Scholars have sometimes written the second Klan’s history as a rise-and-fall story. From a peak membership of perhaps six million in 1924, its numbers dropped to about 350,000 three years later. The immediate cause was a series of sex scandals, embezzlements, and murders orchestrated by its highest leaders. But Gordon and Harcourt both ask us to reconsider that narrative. Scandal didn’t thin the group’s ranks, they argue, so much as success did. The Klan so thoroughly baked its all-encompassing racism into mainstream society that it had nothing else to do. It played a pivotal role in the Immigration Act of 1924, which drastically cut the number of Jewish immigrants, and excluded Asian immigrants entirely. It’s lobbying on behalf of eugenics led to sterilization laws in thirty states, which disproportionately targeted poor and black women. And at the local level, the Klan got school districts throughout the country to prohibit any textbook that “speaks slightly of the founders.”
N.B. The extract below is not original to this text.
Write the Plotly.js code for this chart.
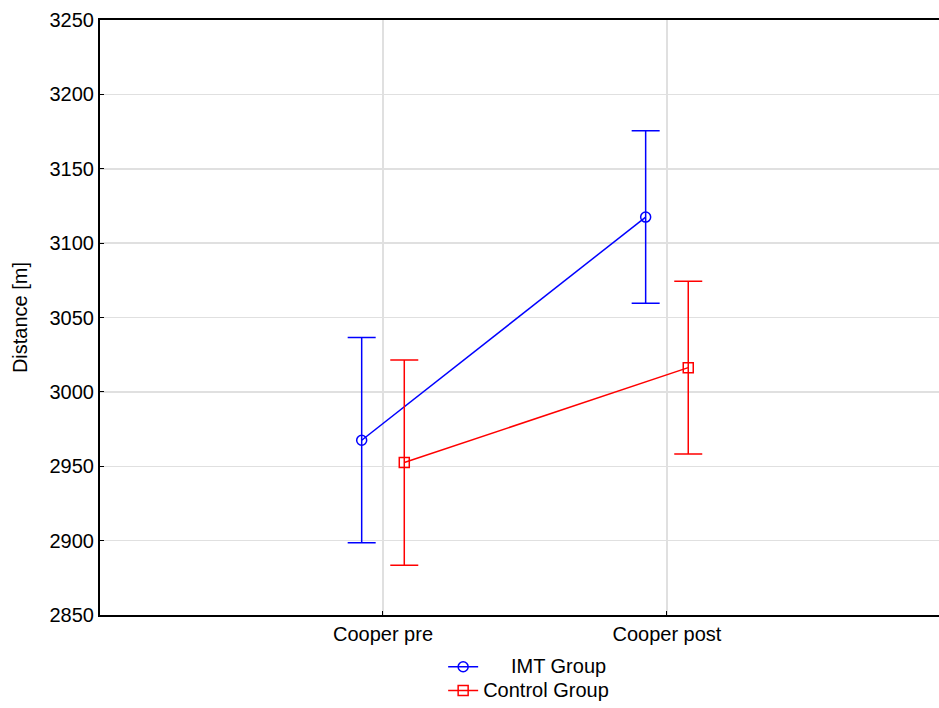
<!DOCTYPE html>
<html>
<head>
<meta charset="utf-8">
<script src="https://cdn.plot.ly/plotly-3.0.1.min.js"></script>
<style>html,body{margin:0;padding:0;background:#fff;}#chart{width:939px;height:708px;}</style>
</head>
<body>
<div id="chart"></div>
<script>
const categories = ["Cooper pre", "Cooper post"];
const imtMean = [2967.5, 3117.5];
const imtErr = [69, 58];
const controlMean = [2952.5, 3016.3];
const controlErr = [69, 58];
const yTicks = [2850, 2900, 2950, 3000, 3050, 3100, 3150, 3200, 3250];
const seriesNames = ["IMT Group", "Control Group"];

const idx = categories.map((c, i) => i);
const offset = 0.075;
const big = s => '<span style="font-size:20px">' + s + '</span>';

const traces = [
  {
    name: big("\u00a0\u00a0\u00a0\u00a0\u00a0" + seriesNames[0]),
    x: idx.map(i => i - offset),
    y: imtMean,
    type: "scatter",
    mode: "lines+markers",
    line: {color: "#0000ff", width: 1.5},
    marker: {symbol: "circle-open", size: 10, color: "#0000ff", line: {width: 1.5}},
    error_y: {type: "data", array: imtErr, visible: true, color: "#0000ff", thickness: 1.5, width: 14}
  },
  {
    name: big(seriesNames[1]),
    x: idx.map(i => i + offset),
    y: controlMean,
    type: "scatter",
    mode: "lines+markers",
    line: {color: "#ff0000", width: 1.5},
    marker: {symbol: "square-open", size: 10, color: "#ff0000", line: {width: 1.5}},
    error_y: {type: "data", array: controlErr, visible: true, color: "#ff0000", thickness: 1.5, width: 14}
  }
];

const layout = {
  width: 939,
  height: 708,
  margin: {l: 100, r: 0, t: 20, b: 93},
  paper_bgcolor: "#ffffff",
  plot_bgcolor: "#ffffff",
  font: {family: "Liberation Sans, Arial, sans-serif", size: 20, color: "#000"},
  showlegend: true,
  legend: {
    orientation: "v",
    x: 0.409, xanchor: "left",
    y: -0.156, yanchor: "bottom",
    bgcolor: "rgba(0,0,0,0)",
    font: {size: 16},
    tracegroupgap: 0
  },
  xaxis: {
    range: [-0.9965, 1.958],
    tickvals: idx,
    ticktext: categories,
    showgrid: true,
    gridcolor: "#e0e0e0",
    gridwidth: 1.5,
    zeroline: false,
    showline: true,
    linecolor: "#000",
    linewidth: 2,
    mirror: true,
    ticks: "inside",
    ticklen: 4,
    tickcolor: "#000",
    tickfont: {size: 20}
  },
  yaxis: {
    range: [2850, 3250],
    tickvals: yTicks,
    showgrid: true,
    gridcolor: "#e0e0e0",
    gridwidth: 1.5,
    zeroline: false,
    showline: true,
    linecolor: "#000",
    linewidth: 2,
    mirror: true,
    ticks: "inside",
    ticklen: 4,
    tickcolor: "#000",
    tickfont: {size: 20},
    title: {text: "Distance [m]", font: {size: 20}, standoff: 17}
  }
};

Plotly.newPlot("chart", traces, layout, {displayModeBar: false, staticPlot: true});
</script>
</body>
</html>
perhaps most significantly, the Klan helped redefine what it meant to be
patriotic. Supporting unions made you a shill for socialism. Defending the
rights of immigrants or black people made you a sell-out. Meanwhile, fairly
common symbols of patriotism, like honoring veterans and respecting the flag, took
on unmistakably racist overtones. You could not critique the government’s military
policy or refuse to sing the national anthem without being seen as “un-American.” It
would be foolish to claim that the Klan entirely succeeded. Too many other
Americans have fought too hard to make sure that patriotism could be embodied
by another set of actions—not least the right to protest. But understanding the second Klan’s success at
combining racism with the symbols of democracy helps explain why, when the “Star
Spangled Banner” blares before kick-off and the military jets fly overhead, so
many Americans today would rather take a knee.